You are set to watch Team USA destroy the world as is its manifest destiny….

Except they could lose.

It is possible — and not a slim possibility, but a real one — that the USA will come home with a bronze medal. Or worse. We haven’t won the World Championships in more than a decade and remember four years ago Greece embarrassed us.

Who could embarrass us now? Let’s take a look. (Again thanks to the Painted Area for the scouting reports that we count on, and you should too.)

Spain. Even the most casual of sports fans know Pau Gasol is the guy Kobe needed for more rings, and that he’s from Spain and likes tapas. (Well, we all like tapas.) We know Spain pushed the USA’s biggest stars hard in the Beijing Olympics.

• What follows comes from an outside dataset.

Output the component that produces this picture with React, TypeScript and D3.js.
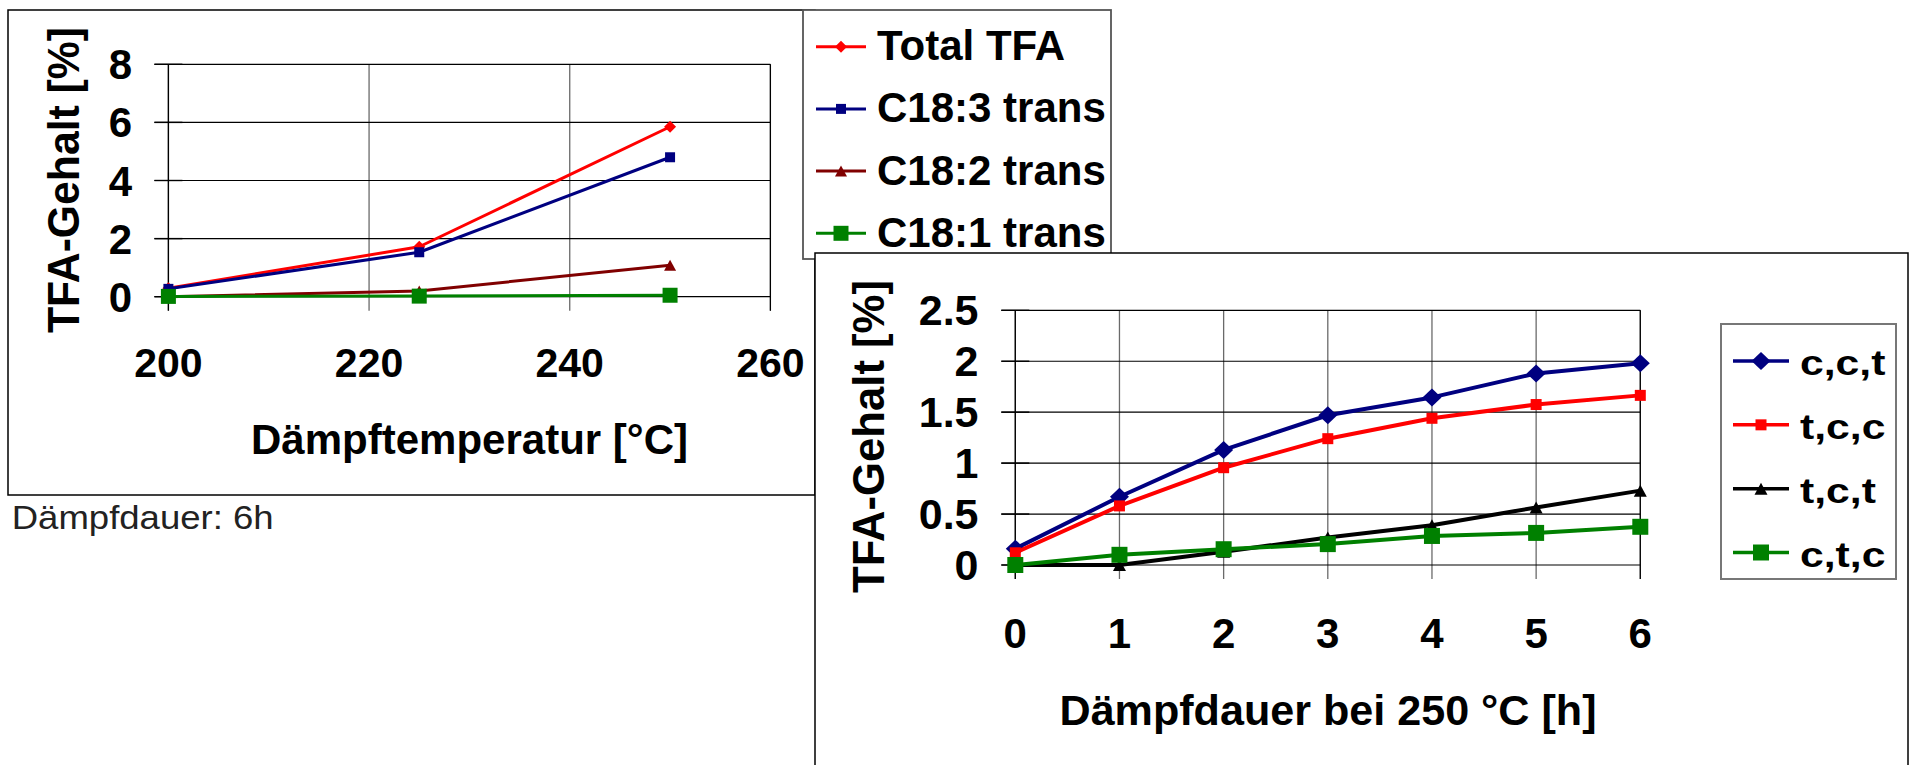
import React from 'react';
import * as d3 from 'd3';

// ---------- Chart 1 data: Dämpftemperatur ----------
const tempCategories = [200, 225, 250];
const totalTFA = [0.29, 1.72, 5.85];
const c183trans = [0.27, 1.53, 4.8];
const c182trans = [0.0, 0.2, 1.08];
const c181trans = [0.01, 0.02, 0.05];
const tempTicksX = [200, 220, 240, 260];
const tempTicksY = [0, 2, 4, 6, 8];
const chart1Names = ['Total TFA', 'C18:3 trans', 'C18:2 trans', 'C18:1 trans'];

// ---------- Chart 2 data: Dämpfdauer ----------
const hours = [0, 1, 2, 3, 4, 5, 6];
const cct = [0.16, 0.67, 1.13, 1.47, 1.645, 1.88, 1.98];
const tcc = [0.12, 0.58, 0.955, 1.24, 1.44, 1.575, 1.665];
const tct = [0.0, 0.0, 0.13, 0.27, 0.39, 0.565, 0.73];
const ctc = [0.0, 0.1, 0.155, 0.205, 0.285, 0.315, 0.375];
const hourTicksX = [0, 1, 2, 3, 4, 5, 6];
const hourTicksY = [0, 0.5, 1, 1.5, 2, 2.5];
const chart2Names = ['c,c,t', 't,c,c', 't,c,t', 'c,t,c'];

const FONT = "'Liberation Sans', Arial, sans-serif";

type Mk = { type: string; w: number; h: number };
function markerPath(m: Mk) {
  const { type, w, h } = m;
  if (type === 'diamond') return `M0,${-h / 2}L${w / 2},0L0,${h / 2}L${-w / 2},0Z`;
  if (type === 'triangle') return `M0,${-h / 2}L${w / 2},${h / 2}L${-w / 2},${h / 2}Z`;
  return `M${-w / 2},${-h / 2}h${w}v${h}h${-w}Z`;
}

const style1 = [
  { color: '#FF0000', mk: { type: 'diamond', w: 12, h: 12 } },
  { color: '#000080', mk: { type: 'square', w: 10, h: 10 } },
  { color: '#800000', mk: { type: 'triangle', w: 12, h: 11 } },
  { color: '#008000', mk: { type: 'square', w: 15, h: 15 } },
];
const style2 = [
  { color: '#000080', mk: { type: 'diamond', w: 19, h: 18 } },
  { color: '#FF0000', mk: { type: 'square', w: 11, h: 11 } },
  { color: '#000000', mk: { type: 'triangle', w: 13, h: 12 } },
  { color: '#008000', mk: { type: 'square', w: 16, h: 16 } },
];

function Grid({ x, y, xt, yt, tick }: any) {
  const [x0, x1] = x.range();
  const [y0, y1] = y.range();
  return (
    <g>
      {xt.map((t: number) => (
        <line key={'vx' + t} x1={x(t)} x2={x(t)} y1={y1} y2={y0 + tick} stroke="#6a6a6a" strokeWidth={1.3} />
      ))}
      {yt.map((t: number) => (
        <line key={'hy' + t} x1={x0 - tick} x2={x1} y1={y(t)} y2={y(t)} stroke="#000" strokeWidth={1.2} />
      ))}
      {yt.map((t: number) => (
        <line key={'ty' + t} x1={x0 - tick} x2={x0 + tick} y1={y(t)} y2={y(t)} stroke="#000" strokeWidth={1.4} />
      ))}
      <line x1={x0} x2={x0} y1={y1} y2={y0 + tick} stroke="#000" strokeWidth={1.3} />
      <line x1={x1} x2={x1} y1={y1} y2={y0 + tick} stroke="#000" strokeWidth={1.2} />
    </g>
  );
}

function Series({ x, y, xs, vals, st, lw }: any) {
  const line = d3.line<number>().x((_, i) => x(xs[i])).y((d) => y(d));
  return (
    <g>
      <path d={line(vals) || ''} fill="none" stroke={st.color} strokeWidth={lw} strokeLinejoin="round" />
      {vals.map((v: number, i: number) => (
        <path key={i} d={markerPath(st.mk)} transform={`translate(${x(xs[i])},${y(v)})`} fill={st.color} />
      ))}
    </g>
  );
}

export default function App() {
  // chart 1 scales
  const x1 = d3.scaleLinear().domain([200, 260]).range([168.4, 770.4]);
  const y1 = d3.scaleLinear().domain([0, 8]).range([296.7, 64.3]);
  const series1 = [totalTFA, c183trans, c182trans, c181trans];

  // chart 2 scales
  const x2 = d3.scaleLinear().domain([0, 6]).range([1015.3, 1640.3]);
  const y2 = d3.scaleLinear().domain([0, 2.5]).range([565, 310.3]);
  const series2 = [cct, tcc, tct, ctc];
  const fmt2 = (v: number) => String(v);

  const leg1Y = d3.scaleLinear().domain([0, 3]).range([46.7, 233.3]);
  const leg2Y = d3.scaleLinear().domain([0, 3]).range([361, 552.5]);

  return (
    <svg width={1911} height={765} style={{ position: 'absolute', left: 0, top: 0, display: 'block' }} fontFamily={FONT}>
      <rect x={0} y={0} width={1911} height={765} fill="#fff" />
      {/* Chart 1 frame */}
      <rect x={8} y={10} width={807} height={485} fill="#fff" stroke="#000" strokeWidth={1.5} />
      <Grid x={x1} y={y1} xt={tempTicksX} yt={tempTicksY} tick={14} />
      {series1.map((vals, i) => (
        <Series key={i} x={x1} y={y1} xs={tempCategories} vals={vals} st={style1[i]} lw={3} />
      ))}
      {tempTicksY.map((t) => (
        <text key={'l1y' + t} x={132} y={y1(t) + 15} textAnchor="end" fontSize={42} fontWeight="bold">{t}</text>
      ))}
      {tempTicksX.map((t) => (
        <text key={'l1x' + t} x={x1(t)} y={377} textAnchor="middle" fontSize={41} fontWeight="bold">{t}</text>
      ))}
      <text x={469.5} y={454} textAnchor="middle" fontSize={42} fontWeight="bold" textLength={437} lengthAdjust="spacingAndGlyphs">Dämpftemperatur [°C]</text>
      <text transform="translate(78.5,180) rotate(-90)" textAnchor="middle" fontSize={45} fontWeight="bold" textLength={306} lengthAdjust="spacingAndGlyphs">TFA-Gehalt [%]</text>
      <text x={11.7} y={529.3} fontSize={34} fill="#222" textLength={262} lengthAdjust="spacingAndGlyphs">Dämpfdauer: 6h</text>

      {/* Chart 1 legend */}
      <rect x={803} y={10} width={308} height={249} fill="#fff" stroke="#555" strokeWidth={1.8} />
      {chart1Names.map((n, i) => (
        <g key={n}>
          <line x1={816} x2={866} y1={leg1Y(i)} y2={leg1Y(i)} stroke={style1[i].color} strokeWidth={3} />
          <path d={markerPath(style1[i].mk)} transform={`translate(841,${leg1Y(i)})`} fill={style1[i].color} />
          <text x={877} y={leg1Y(i) + 13.5} fontSize={42} fontWeight="bold">{n}</text>
        </g>
      ))}

      {/* Chart 2 frame */}
      <rect x={815} y={253} width={1093} height={600} fill="#fff" stroke="#000" strokeWidth={1.5} />
      <Grid x={x2} y={y2} xt={hourTicksX} yt={hourTicksY} tick={14} />
      {series2.map((vals, i) => (
        <Series key={i} x={x2} y={y2} xs={hours} vals={vals} st={style2[i]} lw={4} />
      ))}
      {hourTicksY.map((t) => (
        <text key={'l2y' + t} x={978.5} y={y2(t) + 15} textAnchor="end" fontSize={43} fontWeight="bold">{fmt2(t)}</text>
      ))}
      {hourTicksX.map((t) => (
        <text key={'l2x' + t} x={x2(t)} y={648} textAnchor="middle" fontSize={42} fontWeight="bold">{t}</text>
      ))}
      <text x={1328} y={725} textAnchor="middle" fontSize={42} fontWeight="bold" textLength={537} lengthAdjust="spacingAndGlyphs">Dämpfdauer bei 250 °C [h]</text>
      <text transform="translate(884,436.5) rotate(-90)" textAnchor="middle" fontSize={44} fontWeight="bold" textLength={313} lengthAdjust="spacingAndGlyphs">TFA-Gehalt [%]</text>

      {/* Chart 2 legend */}
      <rect x={1721} y={324} width={175} height={255} fill="#fff" stroke="#777" strokeWidth={2} />
      {chart2Names.map((n, i) => (
        <g key={n}>
          <line x1={1733} x2={1789} y1={leg2Y(i)} y2={leg2Y(i)} stroke={style2[i].color} strokeWidth={3.5} />
          <path d={markerPath(style2[i].mk)} transform={`translate(1761,${leg2Y(i)})`} fill={style2[i].color} />
          <text transform={`translate(1800,${leg2Y(i) + 14}) scale(1.22,1)`} fontSize={35} fontWeight="bold">{n}</text>
        </g>
      ))}
    </svg>
  );
}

But when Gasol said he wasn’t playing, a lot of Americans thought Spain’s chances took the summer off, too. Wrong. Very wrong. Most international basketball writers think Spain still beats the USA (which would be a semi-final game, if both teams sweep through group play as expected, so one team here may get the bronze).

They roll out a lineup of proven stars — Ricky Rubio, Juan Carlos Navarro, Rudy Fernandez, Marc Gasol and others. Like the USA they know they have more talent than just about anyone so they play pressure defense and want to run. They have guards who can handle the USA’s pressure — Rubio made a great drive and kick that got Fernandez a look at a game winner in these teams game last week (but Fernandez hesitated a little on the shot and Durant recovered and got a hand on it).

That other Gasol gives Spain a better inside player than the USA has. They have players that better fit and are more used to the International game. They will face the USA in the semi-finals on Sept. 11 in what will be the real gold medal game.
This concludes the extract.